**Extracted entries:**
◇ ◇ ◇ ◇

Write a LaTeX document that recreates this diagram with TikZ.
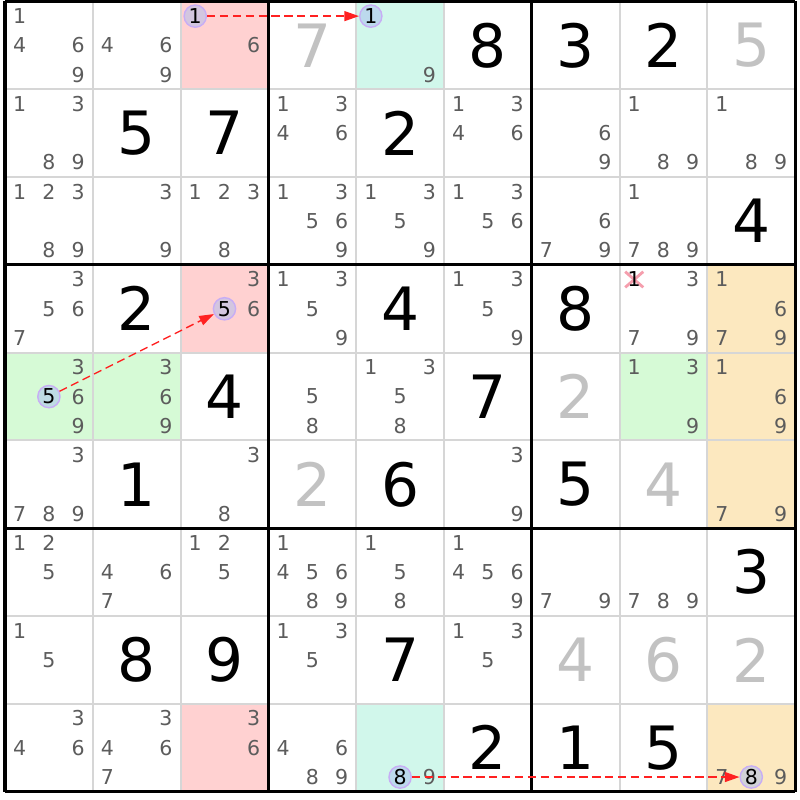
\documentclass[tikz,border=0pt]{standalone}
\usepackage{fontspec}
\newfontfamily\gridfont{DejaVu Sans}
\usepackage{xcolor}
\definecolor{candgray}{rgb}{0.36,0.36,0.36}
\definecolor{solvedgray}{rgb}{0.76,0.76,0.76}
\definecolor{gridgray}{rgb}{0.84,0.84,0.84}
\definecolor{pinkcell}{rgb}{1,0.82,0.82}
\definecolor{mintcell}{rgb}{0.82,0.97,0.92}
\definecolor{greencell}{rgb}{0.84,0.98,0.84}
\definecolor{orangecell}{rgb}{0.99,0.91,0.75}
\definecolor{linkred}{rgb}{1,0.13,0.13}
\definecolor{ringviolet}{rgb}{0.78,0.68,0.96}
\definecolor{ringfill}{rgb}{0.66,0.74,0.94}
\definecolor{xpink}{rgb}{0.96,0.62,0.68}
\usepackage{tikz}
\usetikzlibrary{calc,positioning,arrows.meta,shapes.misc}
\newcommand{\candfont}{\gridfont\fontsize{17.5}{17.5}\selectfont}
\newcommand{\bigfont}{\gridfont\fontsize{51}{51}\selectfont}
\tikzset{
  cand/.style={inner sep=0pt, font=\candfont, text=candgray},
  ring/.style={circle, draw=ringviolet, line width=1.2pt, fill=ringfill, fill opacity=0.5, text opacity=1, text=black, inner sep=0pt, minimum size=19pt, font=\candfont},
  crossed/.style={inner sep=0pt, font=\candfont, text=black},
  struck/.style={cross out, draw=xpink, line width=2.4pt, minimum width=13pt, minimum height=11pt, inner sep=0pt},
  given/.style={inner sep=0pt, font=\bigfont, text=black},
  placed/.style={inner sep=0pt, font=\bigfont, text=solvedgray},
  thinline/.style={draw=gridgray, line width=1.7pt},
  boxline/.style={draw=black, line width=2.6pt},
  link/.style={draw=linkred, line width=1.2pt, dash pattern=on 7pt off 4pt, -{Triangle[length=12.5pt,width=8.5pt]}},
}
% candidates of one cell: [style]{row}{col}{digits}
\newcommand{\candlist}[4][cand]{%
  \foreach \d in {#4}{%
    \pgfmathsetmacro{\cx}{#3+(mod(\d-1,3)+0.5)/3}%
    \pgfmathsetmacro{\cy}{#2+(floor((\d-1)/3)+0.5)/3}%
    \node[#1] (k#2#3-\d) at (\cx,\cy) {\d};
  }%
}
\begin{document}
\begin{tikzpicture}[x=2.634cm, y=-2.634cm]
  \useasboundingbox[fill=white] (-0.057,-0.017) rectangle (9.055,9.094);

  %coloured cells
  \fill[pinkcell] (2,0) rectangle +(1,1);
  \fill[pinkcell] (2,3) rectangle +(1,1);
  \fill[pinkcell] (2,8) rectangle +(1,1);
  \fill[mintcell] (4,0) rectangle +(1,1);
  \fill[mintcell] (4,8) rectangle +(1,1);
  \fill[greencell] (0,4) rectangle +(2,1);
  \fill[greencell] (7,4) rectangle +(1,1);
  \fill[orangecell] (8,3) rectangle +(1,3);
  \fill[orangecell] (8,8) rectangle +(1,1);

  %grid
  \foreach \i in {1,2,4,5,7,8} {
    \path[thinline] (\i,0) -- (\i,9);
    \path[thinline] (0,\i) -- (9,\i);
  }
  \foreach \i in {0,3,6,9} {
    \path[boxline] (\i,0) -- (\i,9);
    \path[boxline] (0,\i) -- (9,\i);
  }

  %row 0
  \candlist{0}{0}{1,4,6,9}
  \candlist{0}{1}{4,6,9}
  \candlist{0}{2}{6}
  \candlist[ring]{0}{2}{1}
  \node[placed] (v03) at (3.5,0.5) {7};
  \candlist{0}{4}{9}
  \candlist[ring]{0}{4}{1}
  \node[given] (v05) at (5.5,0.5) {8};
  \node[given] (v06) at (6.5,0.5) {3};
  \node[given] (v07) at (7.5,0.5) {2};
  \node[placed] (v08) at (8.5,0.5) {5};

  %row 1
  \candlist{1}{0}{1,3,8,9}
  \node[given] (v11) at (1.5,1.5) {5};
  \node[given] (v12) at (2.5,1.5) {7};
  \candlist{1}{3}{1,3,4,6}
  \node[given] (v14) at (4.5,1.5) {2};
  \candlist{1}{5}{1,3,4,6}
  \candlist{1}{6}{6,9}
  \candlist{1}{7}{1,8,9}
  \candlist{1}{8}{1,8,9}

  %row 2
  \candlist{2}{0}{1,2,3,8,9}
  \candlist{2}{1}{3,9}
  \candlist{2}{2}{1,2,3,8}
  \candlist{2}{3}{1,3,5,6,9}
  \candlist{2}{4}{1,3,5,9}
  \candlist{2}{5}{1,3,5,6}
  \candlist{2}{6}{6,7,9}
  \candlist{2}{7}{1,7,8,9}
  \node[given] (v28) at (8.5,2.5) {4};

  %row 3
  \candlist{3}{0}{3,5,6,7}
  \node[given] (v31) at (1.5,3.5) {2};
  \candlist{3}{2}{3,6}
  \candlist[ring]{3}{2}{5}
  \candlist{3}{3}{1,3,5,9}
  \node[given] (v34) at (4.5,3.5) {4};
  \candlist{3}{5}{1,3,5,9}
  \node[given] (v36) at (6.5,3.5) {8};
  \node[struck] (x37) at (7.1667,3.1667) {};
  \candlist[crossed]{3}{7}{1}
  \candlist{3}{7}{3,7,9}
  \candlist{3}{8}{1,6,7,9}

  %row 4
  \candlist{4}{0}{3,6,9}
  \candlist[ring]{4}{0}{5}
  \candlist{4}{1}{3,6,9}
  \node[given] (v42) at (2.5,4.5) {4};
  \candlist{4}{3}{5,8}
  \candlist{4}{4}{1,3,5,8}
  \node[given] (v45) at (5.5,4.5) {7};
  \node[placed] (v46) at (6.5,4.5) {2};
  \candlist{4}{7}{1,3,9}
  \candlist{4}{8}{1,6,9}

  %row 5
  \candlist{5}{0}{3,7,8,9}
  \node[given] (v51) at (1.5,5.5) {1};
  \candlist{5}{2}{3,8}
  \node[placed] (v53) at (3.5,5.5) {2};
  \node[given] (v54) at (4.5,5.5) {6};
  \candlist{5}{5}{3,9}
  \node[given] (v56) at (6.5,5.5) {5};
  \node[placed] (v57) at (7.5,5.5) {4};
  \candlist{5}{8}{7,9}

  %row 6
  \candlist{6}{0}{1,2,5}
  \candlist{6}{1}{4,6,7}
  \candlist{6}{2}{1,2,5}
  \candlist{6}{3}{1,4,5,6,8,9}
  \candlist{6}{4}{1,5,8}
  \candlist{6}{5}{1,4,5,6,9}
  \candlist{6}{6}{7,9}
  \candlist{6}{7}{7,8,9}
  \node[given] (v68) at (8.5,6.5) {3};

  %row 7
  \candlist{7}{0}{1,5}
  \node[given] (v71) at (1.5,7.5) {8};
  \node[given] (v72) at (2.5,7.5) {9};
  \candlist{7}{3}{1,3,5}
  \node[given] (v74) at (4.5,7.5) {7};
  \candlist{7}{5}{1,3,5}
  \node[placed] (v76) at (6.5,7.5) {4};
  \node[placed] (v77) at (7.5,7.5) {6};
  \node[placed] (v78) at (8.5,7.5) {2};

  %row 8
  \candlist{8}{0}{3,4,6}
  \candlist{8}{1}{3,4,6,7}
  \candlist{8}{2}{3,6}
  \candlist{8}{3}{4,6,8,9}
  \candlist{8}{4}{9}
  \candlist[ring]{8}{4}{8}
  \node[given] (v85) at (5.5,8.5) {2};
  \node[given] (v86) at (6.5,8.5) {1};
  \node[given] (v87) at (7.5,8.5) {5};
  \candlist{8}{8}{7,9}
  \candlist[ring]{8}{8}{8}

  %links
  \path[link] (k02-1) -- (k04-1);
  \path[link] (k40-5) -- (k32-5);
  \path[link] (k84-8) -- (k88-8);
\end{tikzpicture}
\end{document}
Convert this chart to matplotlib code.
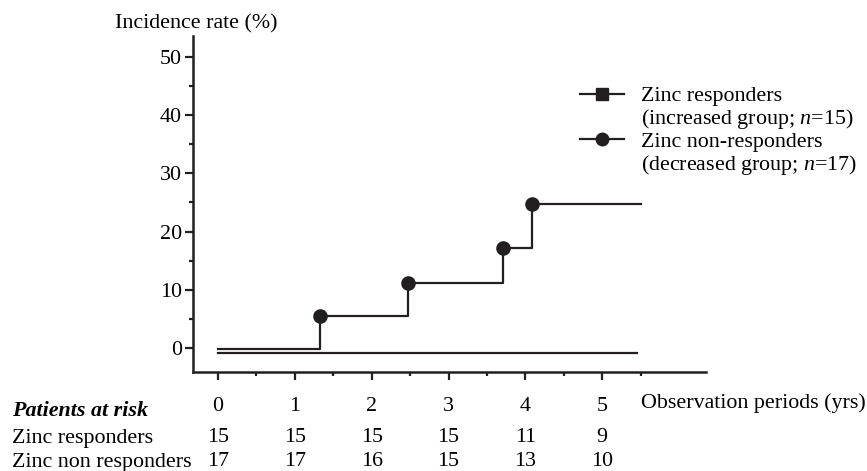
import numpy as np
import matplotlib.pyplot as plt
from matplotlib.lines import Line2D
from matplotlib.transforms import blended_transform_factory

plt.rcParams['font.family'] = ['Liberation Serif', 'DejaVu Serif']
plt.rcParams['mathtext.fontset'] = 'custom'
plt.rcParams['mathtext.rm'] = 'Liberation Serif'
plt.rcParams['mathtext.it'] = 'Liberation Serif:italic'

FS = 15.8
INK = '#231f20'

# at-risk table
years = [0, 1, 2, 3, 4, 5]
risk_resp = [15, 15, 15, 15, 11, 9]
risk_nonresp = [17, 17, 16, 15, 13, 10]

# step curves (incidence %)
nonresp_t = [0, 1.33, 2.47, 3.71, 4.08]
nonresp_rate = [-0.2, 5.5, 11.1, 17.1, 24.8]
nonresp_end = 5.51
resp_t = [0]
resp_rate = [-0.8]
resp_end = 5.45

fig = plt.figure(figsize=(8.67, 4.71), dpi=100)
ax = fig.add_axes([193 / 867, 1 - 371.7 / 471, (706 - 193) / 867, (371.7 - 36) / 471])

ax.step(resp_t + [resp_end], resp_rate + [resp_rate[-1]], where='post',
        color=INK, lw=1.6)
ax.step(nonresp_t + [nonresp_end], nonresp_rate + [nonresp_rate[-1]], where='post',
        color=INK, lw=1.6)
ax.plot(nonresp_t[1:], nonresp_rate[1:], 'o', color=INK, ms=9.5)

ax.set_xlim(-0.325, 6.35)
ax.set_ylim(-4.07, 53.6)
for s in ['top', 'right']:
    ax.spines[s].set_visible(False)
for s in ['left', 'bottom']:
    ax.spines[s].set_linewidth(1.8)
    ax.spines[s].set_color(INK)

ax.set_xticks(years)
ax.set_xticks(np.arange(0.5, 6, 1), minor=True)
ax.set_yticks(range(0, 51, 10))
ax.set_yticks(range(5, 50, 10), minor=True)
ax.tick_params(which='major', length=6, width=1.6, color=INK, labelsize=FS)
ax.tick_params(which='minor', length=3, width=1.6, color=INK)
ax.tick_params(axis='y', pad=2)
ax.tick_params(axis='x', pad=12)

handles = [Line2D([], [], color=INK, lw=1.6, marker='s', ms=8.6),
           Line2D([], [], linestyle='none'),
           Line2D([], [], color=INK, lw=1.6, marker='o', ms=9),
           Line2D([], [], linestyle='none')]
labels = ['Zinc responders', '(increased group; $n$=15)',
          'Zinc non-responders', '(decreased group; $n$=17)']
fig.legend(handles, labels, loc='upper left', bbox_to_anchor=(580 / 867, 1 - 86 / 471),
           frameon=False, borderpad=0, borderaxespad=0, handlelength=2.0,
           handletextpad=0.8, labelspacing=0.03, fontsize=FS)

fig.text(115 / 867, 1 - 24 / 471, 'Incidence rate (%)', fontsize=FS, va='center')
fig.text(641 / 867, 1 - 403 / 471, 'Observation periods (yrs)', fontsize=FS, va='center')

fig.text(12 / 867, 1 - 411 / 471, 'Patients at risk', fontsize=FS, va='center',
         weight='bold', style='italic')
fig.text(12 / 867, 1 - 438 / 471, 'Zinc responders', fontsize=FS, va='center')
fig.text(12 / 867, 1 - 462 / 471, 'Zinc non responders', fontsize=FS, va='center')

tr = blended_transform_factory(ax.transData, fig.transFigure)
for x, a, b in zip(years, risk_resp, risk_nonresp):
    ax.text(x, 1 - 438 / 471, str(a), transform=tr, ha='center', va='center',
            fontsize=FS, clip_on=False)
    ax.text(x, 1 - 462 / 471, str(b), transform=tr, ha='center', va='center',
            fontsize=FS, clip_on=False)

fig.savefig('out.png', dpi=100)
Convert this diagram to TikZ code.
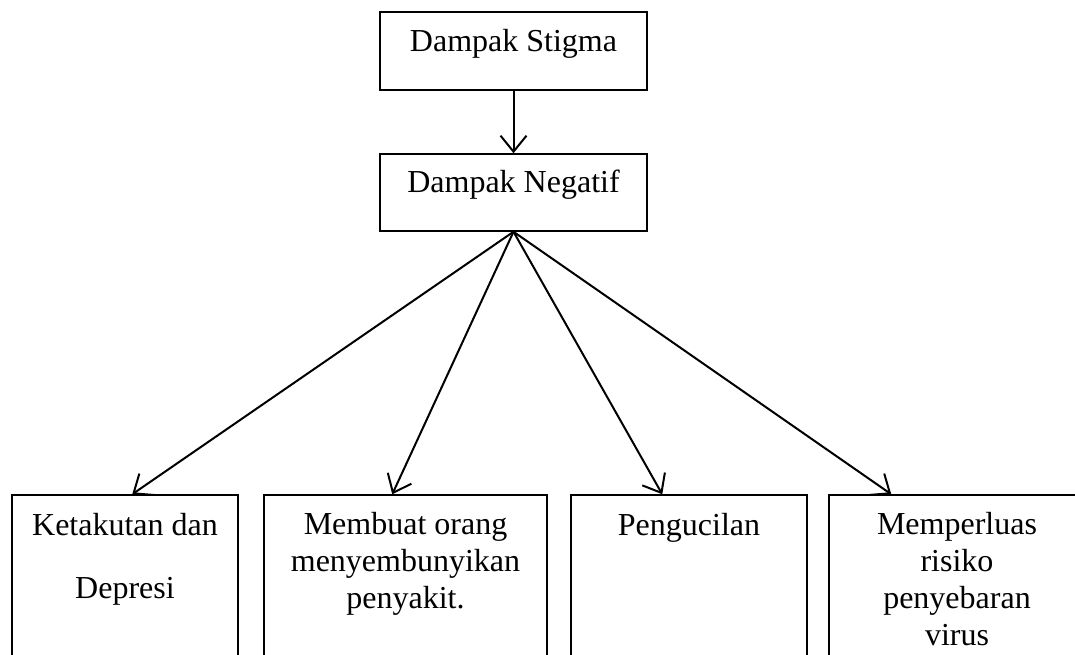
\documentclass[tikz,border=0pt]{standalone}
\usepackage{fontspec}
\setmainfont{Liberation Serif}
\usetikzlibrary{arrows.meta,calc}
\begin{document}
\begin{tikzpicture}[x=1pt,y=-1pt,
  box/.style={draw, line width=1.5pt, inner sep=0pt},
  lbl/.style={font=\fontsize{32}{37}\selectfont, align=center, inner sep=0pt, anchor=base},
  arr/.style={line width=2pt, -{Straight Barb[length=16pt,width=26pt,line width=2pt]}}]
\useasboundingbox (0,0) rectangle (1075,655);
\clip (0,0) rectangle (1075,655);
% boxes
\node[box, minimum width=267pt, minimum height=78pt] (s) at (513.5,51) {};
\node[box, minimum width=267pt, minimum height=77pt] (n) at (513.5,192.5) {};
\node[box, minimum width=226pt, minimum height=185pt] (b1) at (125,587.5) {};
\node[box, minimum width=283pt, minimum height=185pt] (b2) at (405.5,587.5) {};
\node[box, minimum width=236pt, minimum height=185pt] (b3) at (689,587.5) {};
\node[box, minimum width=256pt, minimum height=185pt] (b4) at (957,587.5) {};
% labels (anchor base = baseline of last line)
\node[lbl] (st) at (513.5,52) {Dampak Stigma};
\node[lbl] (nt) at (513.5,193) {Dampak Negatif};
\node[lbl] (t1) at (125,598) {Ketakutan dan\\[26pt]Depresi};
\node[lbl] (t2) at (405.5,608) {Membuat orang\\menyembunyikan\\penyakit.};
\node[lbl] (t3) at (689,535) {Pengucilan};
\node[lbl] (t4) at (957,645) {Memperluas\\risiko\\penyebaran\\virus};
% arrow end points
\coordinate (e1) at ($(b1.north west)+(121,0)$);
\coordinate (e2) at ($(b2.north west)+(129,0)$);
\coordinate (e3) at ($(b3.north west)+(92,0)$);
\coordinate (e4) at ($(b4.north west)+(63,0)$);
% connectors
\draw[arr] (s.south) -- (n.north);
\draw[arr] (n.south) -- (e1);
\draw[arr] (n.south) -- (e2);
\draw[arr] (n.south) -- (e3);
\draw[arr] (n.south) -- (e4);
\end{tikzpicture}
\end{document}
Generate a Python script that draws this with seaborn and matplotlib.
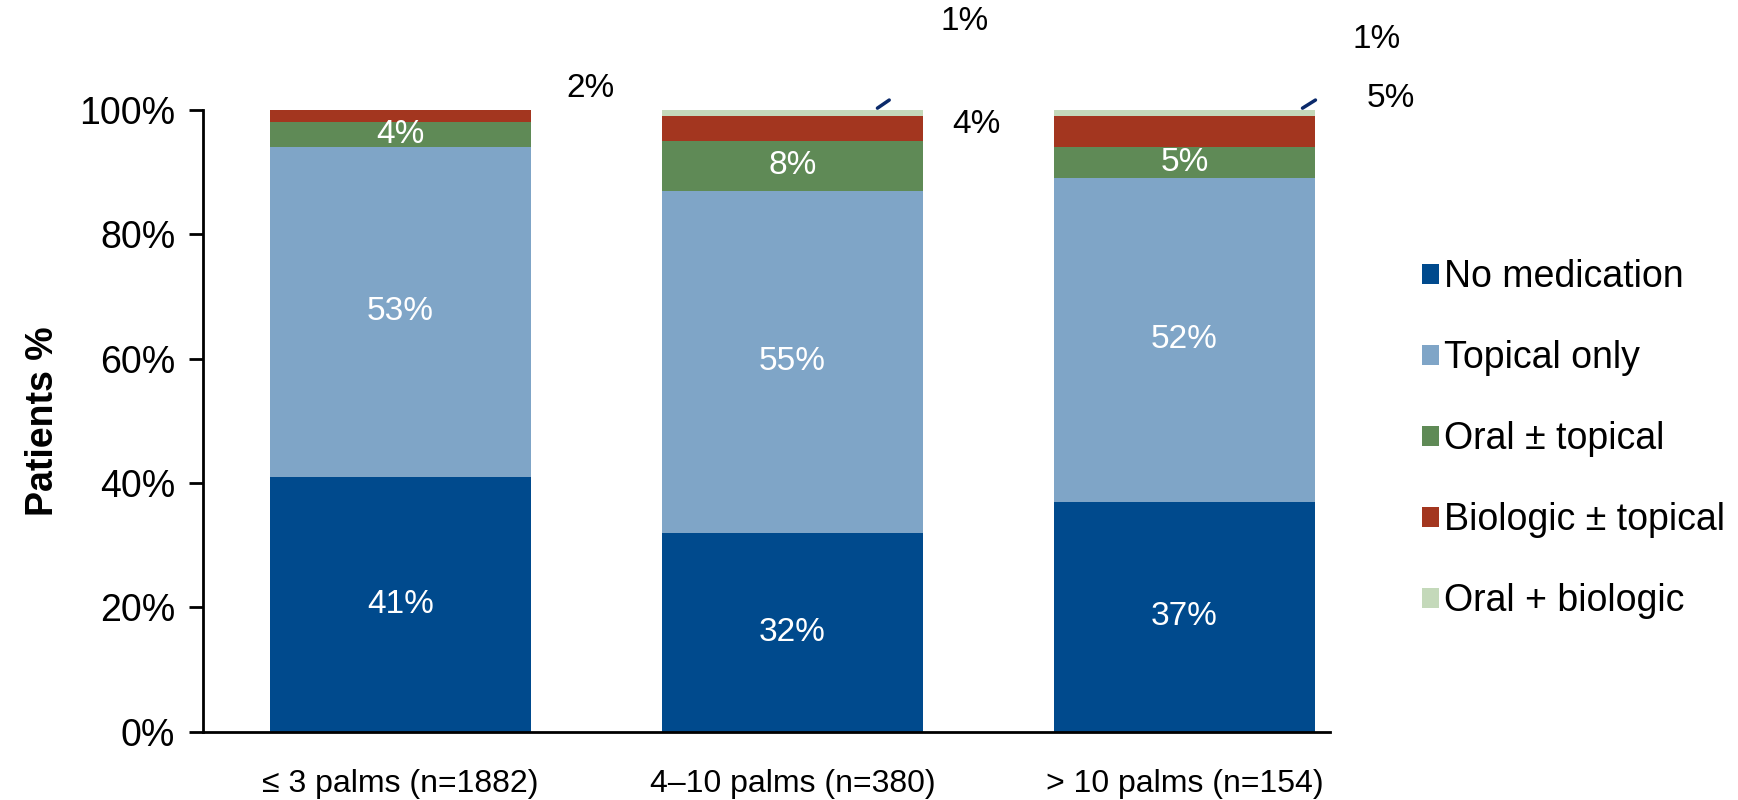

◇ ◇ ◇ ◇

**Exercise details:**
Any pictures should be left out. Reproduce every line from the one holding "Convert this chart to matplotlib code." down to the one holding "ax = fig.add_axes([193", both of those lines included.

**Exercise response:**
Convert this chart to matplotlib code.
import numpy as np
import matplotlib.pyplot as plt
from matplotlib.lines import Line2D
from matplotlib.transforms import blended_transform_factory

plt.rcParams['font.family'] = ['Liberation Serif', 'DejaVu Serif']
plt.rcParams['mathtext.fontset'] = 'custom'
plt.rcParams['mathtext.rm'] = 'Liberation Serif'
plt.rcParams['mathtext.it'] = 'Liberation Serif:italic'

FS = 15.8
INK = '#231f20'

# at-risk table
years = [0, 1, 2, 3, 4, 5]
risk_resp = [15, 15, 15, 15, 11, 9]
risk_nonresp = [17, 17, 16, 15, 13, 10]

# step curves (incidence %)
nonresp_t = [0, 1.33, 2.47, 3.71, 4.08]
nonresp_rate = [-0.2, 5.5, 11.1, 17.1, 24.8]
nonresp_end = 5.51
resp_t = [0]
resp_rate = [-0.8]
resp_end = 5.45

fig = plt.figure(figsize=(8.67, 4.71), dpi=100)
ax = fig.add_axes([193 / 867, 1 - 371.7 / 471, (706 - 193) / 867, (371.7 - 36) / 471])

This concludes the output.